---------- Extracted data ----------
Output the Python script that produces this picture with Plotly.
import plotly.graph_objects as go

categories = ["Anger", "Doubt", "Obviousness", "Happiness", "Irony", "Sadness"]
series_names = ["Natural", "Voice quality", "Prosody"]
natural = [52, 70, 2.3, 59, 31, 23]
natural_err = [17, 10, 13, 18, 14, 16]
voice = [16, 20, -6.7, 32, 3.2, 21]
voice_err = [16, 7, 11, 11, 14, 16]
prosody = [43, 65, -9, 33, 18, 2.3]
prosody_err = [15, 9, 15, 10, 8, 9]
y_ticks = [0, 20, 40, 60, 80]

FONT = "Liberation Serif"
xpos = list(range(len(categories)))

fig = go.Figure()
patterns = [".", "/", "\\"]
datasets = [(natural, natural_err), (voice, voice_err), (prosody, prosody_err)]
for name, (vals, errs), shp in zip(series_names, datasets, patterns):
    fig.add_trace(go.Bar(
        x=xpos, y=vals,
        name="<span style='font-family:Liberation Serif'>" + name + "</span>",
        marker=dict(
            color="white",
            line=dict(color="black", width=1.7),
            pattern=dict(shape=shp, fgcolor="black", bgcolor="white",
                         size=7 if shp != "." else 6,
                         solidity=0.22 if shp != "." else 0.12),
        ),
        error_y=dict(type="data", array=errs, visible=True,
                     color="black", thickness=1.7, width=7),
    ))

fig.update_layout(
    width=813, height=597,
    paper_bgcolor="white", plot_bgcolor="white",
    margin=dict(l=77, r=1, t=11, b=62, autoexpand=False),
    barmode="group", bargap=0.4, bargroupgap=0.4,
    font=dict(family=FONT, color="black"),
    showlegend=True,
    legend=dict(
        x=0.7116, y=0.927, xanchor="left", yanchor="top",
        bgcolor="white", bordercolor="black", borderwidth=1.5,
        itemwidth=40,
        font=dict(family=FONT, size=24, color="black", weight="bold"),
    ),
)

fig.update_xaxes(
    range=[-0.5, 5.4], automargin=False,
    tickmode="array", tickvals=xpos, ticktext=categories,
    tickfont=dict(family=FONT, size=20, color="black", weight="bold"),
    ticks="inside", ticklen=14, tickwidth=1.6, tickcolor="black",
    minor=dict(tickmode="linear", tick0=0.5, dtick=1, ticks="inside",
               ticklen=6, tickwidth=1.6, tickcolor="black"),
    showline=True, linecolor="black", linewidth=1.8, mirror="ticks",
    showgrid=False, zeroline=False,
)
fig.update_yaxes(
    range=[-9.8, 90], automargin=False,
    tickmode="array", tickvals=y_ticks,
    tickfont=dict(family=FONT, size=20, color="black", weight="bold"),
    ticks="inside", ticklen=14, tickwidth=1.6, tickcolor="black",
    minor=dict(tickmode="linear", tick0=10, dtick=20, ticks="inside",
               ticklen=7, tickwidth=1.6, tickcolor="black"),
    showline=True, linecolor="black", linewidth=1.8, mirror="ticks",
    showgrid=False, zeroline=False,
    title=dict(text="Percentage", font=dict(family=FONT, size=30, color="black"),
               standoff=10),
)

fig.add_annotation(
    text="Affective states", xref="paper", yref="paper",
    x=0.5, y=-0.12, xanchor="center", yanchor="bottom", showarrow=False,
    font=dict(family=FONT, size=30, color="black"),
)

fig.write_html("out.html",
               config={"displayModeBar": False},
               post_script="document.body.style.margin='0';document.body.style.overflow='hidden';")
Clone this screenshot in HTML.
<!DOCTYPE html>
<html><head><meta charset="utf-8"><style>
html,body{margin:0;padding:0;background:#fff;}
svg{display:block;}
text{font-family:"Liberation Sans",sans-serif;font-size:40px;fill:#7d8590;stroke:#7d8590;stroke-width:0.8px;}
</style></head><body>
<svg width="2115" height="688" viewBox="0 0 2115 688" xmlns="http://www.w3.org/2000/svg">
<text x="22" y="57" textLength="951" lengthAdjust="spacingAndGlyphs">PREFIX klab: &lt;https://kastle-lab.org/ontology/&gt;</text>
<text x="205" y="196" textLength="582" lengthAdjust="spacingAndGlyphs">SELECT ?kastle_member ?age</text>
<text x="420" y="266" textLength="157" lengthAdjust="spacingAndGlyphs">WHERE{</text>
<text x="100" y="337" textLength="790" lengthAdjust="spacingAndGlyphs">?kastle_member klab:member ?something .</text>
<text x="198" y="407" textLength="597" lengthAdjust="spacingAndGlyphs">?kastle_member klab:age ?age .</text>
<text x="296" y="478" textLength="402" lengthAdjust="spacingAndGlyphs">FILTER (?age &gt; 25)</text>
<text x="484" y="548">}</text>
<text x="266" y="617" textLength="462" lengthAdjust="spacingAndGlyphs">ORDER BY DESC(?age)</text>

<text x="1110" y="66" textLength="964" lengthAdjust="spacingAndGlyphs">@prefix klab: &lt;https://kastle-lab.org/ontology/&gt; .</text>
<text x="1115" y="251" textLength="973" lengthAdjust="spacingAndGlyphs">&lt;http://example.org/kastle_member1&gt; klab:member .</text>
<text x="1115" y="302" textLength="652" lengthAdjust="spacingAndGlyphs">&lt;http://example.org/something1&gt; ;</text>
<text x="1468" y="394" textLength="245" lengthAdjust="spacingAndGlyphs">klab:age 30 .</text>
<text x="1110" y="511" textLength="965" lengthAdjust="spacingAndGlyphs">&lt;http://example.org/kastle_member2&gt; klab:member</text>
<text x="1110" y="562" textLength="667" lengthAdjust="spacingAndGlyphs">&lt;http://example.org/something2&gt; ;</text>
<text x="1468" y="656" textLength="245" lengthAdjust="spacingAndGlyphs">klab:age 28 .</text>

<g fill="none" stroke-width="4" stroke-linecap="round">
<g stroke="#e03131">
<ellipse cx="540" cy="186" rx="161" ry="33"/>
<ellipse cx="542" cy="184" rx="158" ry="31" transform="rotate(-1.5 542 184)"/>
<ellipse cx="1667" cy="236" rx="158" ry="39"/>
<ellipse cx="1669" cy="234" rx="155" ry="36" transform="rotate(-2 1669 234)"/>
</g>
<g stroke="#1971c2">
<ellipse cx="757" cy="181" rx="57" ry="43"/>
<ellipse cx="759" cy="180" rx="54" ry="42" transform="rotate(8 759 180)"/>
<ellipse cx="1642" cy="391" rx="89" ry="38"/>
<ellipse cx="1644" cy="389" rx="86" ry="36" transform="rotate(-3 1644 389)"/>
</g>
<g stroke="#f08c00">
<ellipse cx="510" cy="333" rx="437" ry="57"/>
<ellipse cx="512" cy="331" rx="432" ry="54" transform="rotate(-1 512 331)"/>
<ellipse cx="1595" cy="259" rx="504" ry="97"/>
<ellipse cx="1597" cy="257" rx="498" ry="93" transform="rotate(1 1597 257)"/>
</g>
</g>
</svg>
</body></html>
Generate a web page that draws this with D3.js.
----------
Reproduce each line of the material above precisely.

Output the Python script that produces this picture with Plotly.
import plotly.graph_objects as go

categories = ["Anger", "Doubt", "Obviousness", "Happiness", "Irony", "Sadness"]
series_names = ["Natural", "Voice quality", "Prosody"]
natural = [52, 70, 2.3, 59, 31, 23]
natural_err = [17, 10, 13, 18, 14, 16]
voice = [16, 20, -6.7, 32, 3.2, 21]
voice_err = [16, 7, 11, 11, 14, 16]
prosody = [43, 65, -9, 33, 18, 2.3]
prosody_err = [15, 9, 15, 10, 8, 9]
y_ticks = [0, 20, 40, 60, 80]

FONT = "Liberation Serif"
xpos = list(range(len(categories)))

fig = go.Figure()
patterns = [".", "/", "\\"]
datasets = [(natural, natural_err), (voice, voice_err), (prosody, prosody_err)]
for name, (vals, errs), shp in zip(series_names, datasets, patterns):
    fig.add_trace(go.Bar(
        x=xpos, y=vals,
        name="<span style='font-family:Liberation Serif'>" + name + "</span>",
        marker=dict(
            color="white",
            line=dict(color="black", width=1.7),
            pattern=dict(shape=shp, fgcolor="black", bgcolor="white",
                         size=7 if shp != "." else 6,
                         solidity=0.22 if shp != "." else 0.12),
        ),
        error_y=dict(type="data", array=errs, visible=True,
                     color="black", thickness=1.7, width=7),
    ))

fig.update_layout(
    width=813, height=597,
    paper_bgcolor="white", plot_bgcolor="white",
    margin=dict(l=77, r=1, t=11, b=62, autoexpand=False),
    barmode="group", bargap=0.4, bargroupgap=0.4,
    font=dict(family=FONT, color="black"),
    showlegend=True,
    legend=dict(
        x=0.7116, y=0.927, xanchor="left", yanchor="top",
        bgcolor="white", bordercolor="black", borderwidth=1.5,
        itemwidth=40,
        font=dict(family=FONT, size=24, color="black", weight="bold"),
    ),
)

fig.update_xaxes(
    range=[-0.5, 5.4], automargin=False,
    tickmode="array", tickvals=xpos, ticktext=categories,
    tickfont=dict(family=FONT, size=20, color="black", weight="bold"),
    ticks="inside", ticklen=14, tickwidth=1.6, tickcolor="black",
    minor=dict(tickmode="linear", tick0=0.5, dtick=1, ticks="inside",
               ticklen=6, tickwidth=1.6, tickcolor="black"),
    showline=True, linecolor="black", linewidth=1.8, mirror="ticks",
    showgrid=False, zeroline=False,
)
fig.update_yaxes(
    range=[-9.8, 90], automargin=False,
    tickmode="array", tickvals=y_ticks,
    tickfont=dict(family=FONT, size=20, color="black", weight="bold"),
    ticks="inside", ticklen=14, tickwidth=1.6, tickcolor="black",
    minor=dict(tickmode="linear", tick0=10, dtick=20, ticks="inside",
               ticklen=7, tickwidth=1.6, tickcolor="black"),
    showline=True, linecolor="black", linewidth=1.8, mirror="ticks",
    showgrid=False, zeroline=False,
    title=dict(text="Percentage", font=dict(family=FONT, size=30, color="black"),
               standoff=10),
)

fig.add_annotation(
    text="Affective states", xref="paper", yref="paper",
    x=0.5, y=-0.12, xanchor="center", yanchor="bottom", showarrow=False,
    font=dict(family=FONT, size=30, color="black"),
)

fig.write_html("out.html",
               config={"displayModeBar": False},
               post_script="document.body.style.margin='0';document.body.style.overflow='hidden';")
Clone this screenshot in HTML.
<!DOCTYPE html>
<html><head><meta charset="utf-8"><style>
html,body{margin:0;padding:0;background:#fff;}
svg{display:block;}
text{font-family:"Liberation Sans",sans-serif;font-size:40px;fill:#7d8590;stroke:#7d8590;stroke-width:0.8px;}
</style></head><body>
<svg width="2115" height="688" viewBox="0 0 2115 688" xmlns="http://www.w3.org/2000/svg">
<text x="22" y="57" textLength="951" lengthAdjust="spacingAndGlyphs">PREFIX klab: &lt;https://kastle-lab.org/ontology/&gt;</text>
<text x="205" y="196" textLength="582" lengthAdjust="spacingAndGlyphs">SELECT ?kastle_member ?age</text>
<text x="420" y="266" textLength="157" lengthAdjust="spacingAndGlyphs">WHERE{</text>
<text x="100" y="337" textLength="790" lengthAdjust="spacingAndGlyphs">?kastle_member klab:member ?something .</text>
<text x="198" y="407" textLength="597" lengthAdjust="spacingAndGlyphs">?kastle_member klab:age ?age .</text>
<text x="296" y="478" textLength="402" lengthAdjust="spacingAndGlyphs">FILTER (?age &gt; 25)</text>
<text x="484" y="548">}</text>
<text x="266" y="617" textLength="462" lengthAdjust="spacingAndGlyphs">ORDER BY DESC(?age)</text>

<text x="1110" y="66" textLength="964" lengthAdjust="spacingAndGlyphs">@prefix klab: &lt;https://kastle-lab.org/ontology/&gt; .</text>
<text x="1115" y="251" textLength="973" lengthAdjust="spacingAndGlyphs">&lt;http://example.org/kastle_member1&gt; klab:member .</text>
<text x="1115" y="302" textLength="652" lengthAdjust="spacingAndGlyphs">&lt;http://example.org/something1&gt; ;</text>
<text x="1468" y="394" textLength="245" lengthAdjust="spacingAndGlyphs">klab:age 30 .</text>
<text x="1110" y="511" textLength="965" lengthAdjust="spacingAndGlyphs">&lt;http://example.org/kastle_member2&gt; klab:member</text>
<text x="1110" y="562" textLength="667" lengthAdjust="spacingAndGlyphs">&lt;http://example.org/something2&gt; ;</text>
<text x="1468" y="656" textLength="245" lengthAdjust="spacingAndGlyphs">klab:age 28 .</text>

<g fill="none" stroke-width="4" stroke-linecap="round">
<g stroke="#e03131">
<ellipse cx="540" cy="186" rx="161" ry="33"/>
<ellipse cx="542" cy="184" rx="158" ry="31" transform="rotate(-1.5 542 184)"/>
<ellipse cx="1667" cy="236" rx="158" ry="39"/>
<ellipse cx="1669" cy="234" rx="155" ry="36" transform="rotate(-2 1669 234)"/>
</g>
<g stroke="#1971c2">
<ellipse cx="757" cy="181" rx="57" ry="43"/>
<ellipse cx="759" cy="180" rx="54" ry="42" transform="rotate(8 759 180)"/>
<ellipse cx="1642" cy="391" rx="89" ry="38"/>
<ellipse cx="1644" cy="389" rx="86" ry="36" transform="rotate(-3 1644 389)"/>
</g>
<g stroke="#f08c00">
<ellipse cx="510" cy="333" rx="437" ry="57"/>
<ellipse cx="512" cy="331" rx="432" ry="54" transform="rotate(-1 512 331)"/>
<ellipse cx="1595" cy="259" rx="504" ry="97"/>
<ellipse cx="1597" cy="257" rx="498" ry="93" transform="rotate(1 1597 257)"/>
</g>
</g>
</svg>
</body></html>
Generate a web page that draws this with D3.js.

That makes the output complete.